The title
Supersize Polyphony here may seem an unwarranted intrusion of advertising-speak into the rarefied realm of Renaissance choral music, but it's apt enough. The 40-part motet Spem in alium by
Thomas Tallis has always been something of a mystery among Renaissance compositions, seemingly unlike anything else in the repertory of the period. It became slightly less of a mystery when choirs learned of its likely derivation from a motet and mass by composer
Alessandro Striggio, which expands to an even more mind-boggling 60 voices in the Agnus Dei of the mass. The two works have been combined on recordings several times, but there are several new wrinkles here. One is the inclusion of chants by
Hildegard of Bingen, completely ahistorical as a performance practice, but quite effective as a total contrast with the choral work.

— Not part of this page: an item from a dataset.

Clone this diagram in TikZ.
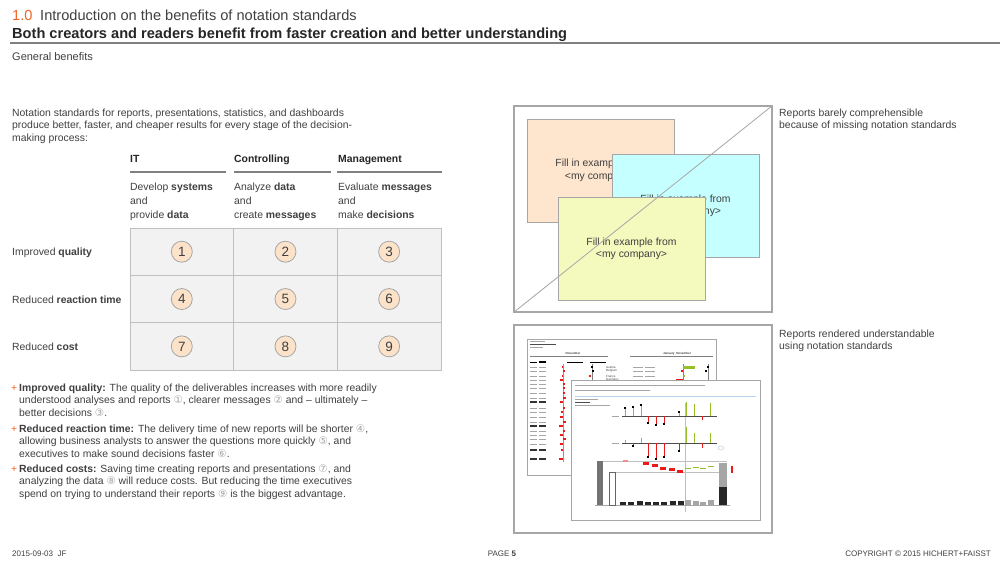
\documentclass[tikz,border=0pt]{standalone}
\usepackage{fontspec}
\setmainfont{Liberation Sans}
\newfontfamily\symfont{DejaVu Sans}
\usepackage{tikz}
\usetikzlibrary{positioning}
\definecolor{hfOrange}{RGB}{242,101,34}
\definecolor{hfText}{RGB}{64,64,64}
\definecolor{hfDark}{RGB}{38,38,38}
\definecolor{hfRule}{RGB}{128,128,128}
\definecolor{hfFrame}{RGB}{166,166,166}
\definecolor{hfCell}{RGB}{242,242,242}
\definecolor{hfCellLine}{RGB}{191,191,191}
\definecolor{hfPeach}{RGB}{253,229,206}
\definecolor{hfCircle}{RGB}{252,226,200}
\definecolor{hfCyan}{RGB}{197,255,255}
\definecolor{hfYellow}{RGB}{244,249,190}
\definecolor{hfGreen}{RGB}{150,190,40}
\definecolor{hfRed}{RGB}{235,25,25}
\definecolor{hfBlue}{RGB}{185,210,235}
\newcommand{\circnum}[1]{{\symfont\color{hfFrame}#1}}
\newcommand{\bodyfont}{\fontsize{10.4}{12.6}\selectfont}
\tikzset{
  body/.style={inner sep=0, anchor=base west, text=hfText, font=\bodyfont},
  para/.style={inner sep=0, anchor=north west, align=left, text=hfText, font=\bodyfont},
  plus/.style={inner sep=0, anchor=base west, text=hfOrange, font=\bodyfont},
  colhead/.style={inner sep=0, anchor=base west, text=hfDark, font=\bodyfont\bfseries},
  cellbox/.style={draw=hfCellLine, fill=hfCell, line width=0.8, minimum width=103.67, minimum height=47.33, inner sep=0},
  numcircle/.style={circle, draw=hfFrame, fill=hfCircle, line width=0.8, minimum size=21, inner sep=0, text=hfText, font=\fontsize{13.5}{13.5}\selectfont},
  picframe/.style={draw=hfFrame, line width=1.2, minimum width=258, inner sep=0},
  samplebox/.style={draw=hfFrame, line width=0.8, minimum width=147, minimum height=103, align=center, text=hfText, font=\bodyfont},
  footer/.style={inner sep=0, text=hfText, font=\fontsize{8}{9}\selectfont},
  thumbframe/.style={draw=hfFrame, line width=0.8, fill=white},
  txtstroke/.style={draw=gray!70, line width=1},
  tinytext/.style={inner sep=0, text=hfText, font=\fontsize{3}{3}\selectfont}
}

\begin{document}
\begin{tikzpicture}[x=1pt, y=-1pt]
	\fill[white] (0,0) rectangle (1000,562);
	\useasboundingbox (0,0) rectangle (1000,562);
	% title
	\node[inner sep=0, anchor=base west, text=hfOrange, font=\fontsize{14.6}{16}\selectfont] (secnum) at (12,20) {1.0};
	\node[inner sep=0, anchor=base west, text=hfText, font=\fontsize{14.6}{16}\selectfont] (sectitle) at (40,20) {Introduction on the benefits of notation standards};
	\node[inner sep=0, anchor=base west, text=hfDark, font=\fontsize{14.6}{16}\selectfont\bfseries] (headline) at (12,38) {Both creators and readers benefit from faster creation and better understanding};
	\draw[hfRule, line width=1.5] (10,43) -- (1000,43);
	\node[body, font=\fontsize{11}{13}\selectfont] (subhead) at (12,60) {General benefits};

	% intro and table
	\node[para] (intro) at (12,108.5) {Notation standards for reports, presentations, statistics, and dashboards\\produce better, faster, and cheaper results for every stage of the decision-\\making process:};
	\node[colhead] (headIT) at (130,162) {IT};
	\node[colhead] (headCtrl) at (234,162) {Controlling};
	\node[colhead] (headMgmt) at (338,162) {Management};
	\draw[hfRule, line width=2] (130,172) -- (226,172);
	\draw[hfRule, line width=2] (234,172) -- (331,172);
	\draw[hfRule, line width=2] (337,172) -- (442,172);
	\node[para, font=\fontsize{10.4}{14}\selectfont] (taskIT) at (130,182.5) {Develop \textbf{systems}\\and\\provide \textbf{data}};
	\node[para, font=\fontsize{10.4}{14}\selectfont] (taskCtrl) at (234,182.5) {Analyze \textbf{data}\\and\\create \textbf{messages}};
	\node[para, font=\fontsize{10.4}{14}\selectfont] (taskMgmt) at (338,182.5) {Evaluate \textbf{messages}\\and\\make \textbf{decisions}};

	\foreach \r in {0,1,2}
		\foreach \c in {0,1,2} {
			\pgfmathtruncatemacro{\n}{3*\r+\c+1}
			\node[cellbox] (cell\n) at (181.8+103.67*\c, 251.7+47.33*\r) {};
			\node[numcircle] (num\n) at (cell\n) {\n};
		}
	\node[body] (rowQuality) at (12,255) {Improved \textbf{quality}};
	\node[body] (rowTime) at (12,303) {Reduced \textbf{reaction time}};
	\node[body] (rowCost) at (12,350) {Reduced \textbf{cost}};

	% bullets
	\node[plus] (plusA) at (11,391) {+};
	\node[para] (bulletA) at (19,383.5) {\textbf{Improved quality:} The quality of the deliverables increases with more readily\\understood analyses and reports \circnum{①}, clearer messages \circnum{②} and -- ultimately --\\better decisions \circnum{③}.};
	\node[plus] (plusB) at (11,432) {+};
	\node[para] (bulletB) at (19,424.5) {\textbf{Reduced reaction time:} The delivery time of new reports will be shorter \circnum{④},\\allowing business analysts to answer the questions more quickly \circnum{⑤}, and\\executives to make sound decisions faster \circnum{⑥}.};
	\node[plus] (plusC) at (11,472) {+};
	\node[para] (bulletC) at (19,464.5) {\textbf{Reduced costs:} Saving time creating reports and presentations \circnum{⑦}, and\\analyzing the data \circnum{⑧} will reduce costs. But reducing the time executives\\spend on trying to understand their reports \circnum{⑨} is the biggest advantage.};

	% upper picture
	\node[picframe, minimum height=206] (badframe) at (643,209) {};
	\node[samplebox, fill=hfPeach] (peachbox) at (600.5,170.5) {Fill in example from\\<my company>};
	\node[samplebox, fill=hfCyan] (cyanbox) at (685.5,206) {Fill in example from\\<my company>};
	\node[samplebox, fill=hfYellow] (yellowbox) at (631.5,249) {Fill in example from\\<my company>};
	\draw[hfFrame, line width=0.8] (badframe.south west) -- (badframe.north east);
	\node[para] (badlabel) at (779,108.5) {Reports barely comprehensible\\because of missing notation standards};

	% lower picture
	\node[picframe, minimum height=208] (goodframe) at (643,429) {};
	\node[para] (goodlabel) at (779,329.5) {Reports rendered understandable\\using notation standards};

	% table report thumbnail
	\draw[thumbframe] (527,339) rectangle (716,475);
	\draw[txtstroke] (530,341.5) -- (545,341.5);
	\draw[txtstroke, draw=black!70] (530,344.5) -- (556,344.5);
	\draw[txtstroke] (530,347.5) -- (543,347.5);
	\node[tinytext] (tNov) at (573,353.5) {\textbf{November}};
	\node[tinytext] (tJanNov) at (677,353.5) {\textbf{January\_November}};
	\draw[gray, line width=0.5] (530,356) -- (608,356);
	\draw[gray, line width=0.5] (630,356) -- (713,356);
	\draw[black, line width=0.5] (530,362) -- (537,362) (567,362) -- (583,362) (590,362) -- (606,362);
	\draw[black, line width=1.2] (539,362) -- (546,362);
	\foreach \y in {367,371,376,380,384,388,393,398,408,412,417,422,431,435,439,444}
		\draw[txtstroke, line width=0.8] (530,\y) -- (537,\y) (539,\y) -- (546,\y);
	\foreach \y in {402,426,450,459}
		\draw[txtstroke, draw=black!80, line width=1.2] (530,\y) -- (537,\y) (539,\y) -- (546,\y);
	\draw[hfGreen!70!gray, line width=0.8] (563,364) -- (563,462);
	\foreach \y/\v in {367/-1,371/2,376/-1,380/-3,384/2,388/2,393/2,398/3,402/-3,408/2,412/-2,417/-3,422/3,426/-4,431/2,435/-3,439/3,444/-3,450/-2,459/-4}
		\fill[hfRed] (563,\y-1) rectangle (563+\v,\y+1);
	\draw[gray, line width=0.5] (592,364) -- (592,382);
	\fill[black] (590.5,366) rectangle (592.5,368);
	\fill[black] (592,370) rectangle (594,372);
	\fill[hfRed] (589,375) rectangle (591,377);
	\foreach \y/\name in {367/Austria,371/Belgium,376/France,380/Germany} {
		\node[tinytext, anchor=west] (t\name) at (606,\y) {\name};
		\draw[txtstroke, line width=0.8] (633,\y) -- (643,\y) (645,\y) -- (655,\y);
	}
	\draw[gray, line width=0.5] (683,364) -- (683,382) (708,364) -- (708,382);
	\fill[hfGreen] (683,366) rectangle (695,368.5);
	\fill[hfRed] (681,370) rectangle (683,372);
	\fill[hfGreen] (683,375) rectangle (685,377);
	\fill[hfRed] (676,379) rectangle (683,381);
	\fill[black] (707,366) rectangle (709,368);
	\fill[black] (705,370) rectangle (707,372);

	% chart report thumbnail
	\draw[thumbframe] (571,380) rectangle (760,520);
	\draw[txtstroke] (575,385) -- (705,385);
	\draw[txtstroke] (575,390) -- (650,390);
	\draw[hfBlue, line width=0.8] (575,396) -- (756,396);
	\draw[txtstroke, line width=0.8] (575,399.5) -- (598,399.5) (575,405.5) -- (610,405.5);
	\draw[txtstroke, draw=black!70, line width=0.8] (575,402.5) -- (590,402.5);
	\draw[gray!50, line width=0.6] (685,403) -- (685,512);
	\foreach \ya in {416,443} {
		\draw[black!70, line width=0.8] (622,\ya) -- (717,\ya);
		\draw[txtstroke, line width=0.8] (612,\ya) -- (619,\ya);
	}
	\foreach \x/\h in {625/8,633/9,641/11,679/4,686/14,694/12,710/13}
		\draw[hfGreen, line width=1] (\x,416) -- (\x,416-\h);
	\foreach \x/\h in {625/8,633/9,641/11,679/4}
		\fill[black] (\x-1.3,416-\h-1.3) rectangle (\x+1.3,416-\h+1.3);
	\foreach \x/\h in {648/7,656/9,664/8,702/4}
		\draw[hfRed, line width=1] (\x,416) -- (\x,416+\h);
	\foreach \x/\h in {648/7,656/9,664/8}
		\fill[black] (\x-1.3,416+\h-1.3) rectangle (\x+1.3,416+\h+1.3);
	\foreach \x/\h in {625/3,641/5,686/16,694/10,710/10}
		\draw[hfGreen, line width=1] (\x,443) -- (\x,443-\h);
	\foreach \x/\h in {633/3,648/14,656/16,664/14,679/8,702/5}
		\draw[hfRed, line width=1] (\x,443) -- (\x,443+\h);
	\foreach \x/\h in {633/3,648/14,656/16,664/14,679/8}
		\fill[black] (\x-1.3,443+\h-1.3) rectangle (\x+1.3,443+\h+1.3);
	\draw[hfBlue, line width=0.5] (721,448) ellipse (3 and 2);
	\draw[gray!50, line width=0.5] (597,461) -- (727,461) (609,472) -- (727,472);
	\draw[gray!70, line width=0.6] (595,505) -- (730,505);
	\fill[black!55] (597,461) rectangle (603,505);
	\draw[black!60, line width=0.5] (609,472) rectangle (615,505);
	\foreach \x/\y in {646/462,655/464,663/467,672/468,680/470}
		\fill[hfRed] (\x-3,\y) rectangle (\x+3,\y+2.5);
	\fill[hfRed!50] (623,460) rectangle (628,461.5);
	\foreach \x/\y in {688/468,696/467,703/468,711/466}
		\fill[hfGreen] (\x-3,\y) rectangle (\x+3,\y+1.2);
	\fill[black!35] (719,463) rectangle (727,487);
	\fill[black!85] (719,487) rectangle (727,505);
	\fill[hfRed] (731,466) rectangle (732.5,473);
	\foreach \x/\h in {623/3,631/3.5,640/4,648/3,656/3,664/3,673/4,681/4.5}
		\fill[black!85] (\x-3,505-\h) rectangle (\x+3,505);
	\foreach \x/\h in {688/5,696/4,703/3.5,711/5.5}
		\fill[black!35] (\x-3,505-\h) rectangle (\x+3,505);

	% footer
	\node[footer, anchor=base west] (footdate) at (12,556) {2015-09-03\ \ JF};
	\node[footer, anchor=base] (footpage) at (502,556) {PAGE \textbf{5}};
	\node[footer, anchor=base east] (footcopy) at (991,556) {COPYRIGHT © 2015 HICHERT+FAISST};
\end{tikzpicture}
\end{document}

The second is the remarkable engineering from Signum. The performances by the blended ensemble of the
Choir of Gonville & Caius College, Cambridge, under
Geoffrey Weber, and
Armonico Consort under
Christopher Monks, are clean and elegant, remarkably so in view of the mixed nature of the ensemble. The separation of the polyphonic lines in the big choral pieces may be unprecedented. Sample the Agnus Dei of the
Striggio Missa sopra Ecco si Beato Giorno, in 60 voices, and you never get the usual feeling of hearing a wall of sound. To judge from the booklet, the singers did not perform in the round as they have sometimes done with these pieces. Instead, the engineers seem to have done their homework extraordinarily well at St George's Church, Cambridge (not the college chapel where the choir usually performs). At any rate, these are sonically definitive performances of these famous, freakish works.